I reviewed these together because they start and finish the same tale, and both are fairly short—easy to read as one extended novel. Although the author fondly refers to them as “a little bit of fluff,” I think they’re rather better than that. Rancourt manages to imagine the world of New Orleans in 1805 and 1806—just a few years after Thomas Jefferson negotiates the purchase of the Louisiana Territory from a cash-strapped Napoleon. She gets the details down very nicely. The city is still small and colonial, a mixture of Spanish and French. It’s port on the Mississippi is already an important trade route to the Gulf of Mexico and the Caribbean. This is a place on the verge of greatness, and a wide range of people are gathering there to be part of it.

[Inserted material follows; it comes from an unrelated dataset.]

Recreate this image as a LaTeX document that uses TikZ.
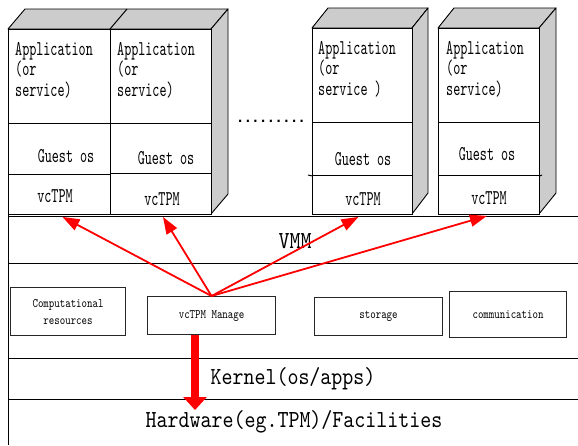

A two-hundred-year-old Irish-born vampire, Daire Malone, is trying to settle into this rough little city. He’s accompanied by his vampire daughter Dorothea Browne, and her companion Libbie Leloup. As Libbie’s name might suggest, she is no ordinary young woman, either. Daire is haunted by a rough start and an abusive longtime enthrallment to his creator; but we get to know the kind of man is truly is.

A command invitation from a female vampire who fancies herself the local queen—something Daire is not happy about—takes the trio to a brand-new Creole plantation house miles outside of town on the bayou. There they meet Captain Thomas Clifton, and his peg-legged first mate, Cager. Clifton is a pirate—or, more legally recognized as a French agent, and thus a privateer. The captain is not happy with Mlle. Arsenault’s invitation either, as he enjoys his freedom to sail and sell and trade. Clifton is a man of honor and mercy (just remember that America’s John Hancock was, himself, a privateer).

Rancourt keeps the story focused, bringing in allusions to dark magic and enslavement. The Creole culture of New Orleans is particularly adaptable to the author’s narrative choices. The would-be vampire queen is a problem. Captain Clifton’s long absences at sea is another one. Daire and his little family must determine where their connection to the doughty sea captain and his loyal crew will take them. Neither Malone nor Clifton quite feel they deserve any sort of happiness, and yet each knows that the other must, somehow, play a part in his life.

This is a story that could be hammy and absurd, and somehow Rancourt makes it tender and action-packed, and weirdly plausible. OK, it’s not “Mutiny on the Bounty,” but then again, who cares? I enjoyed these books immensely.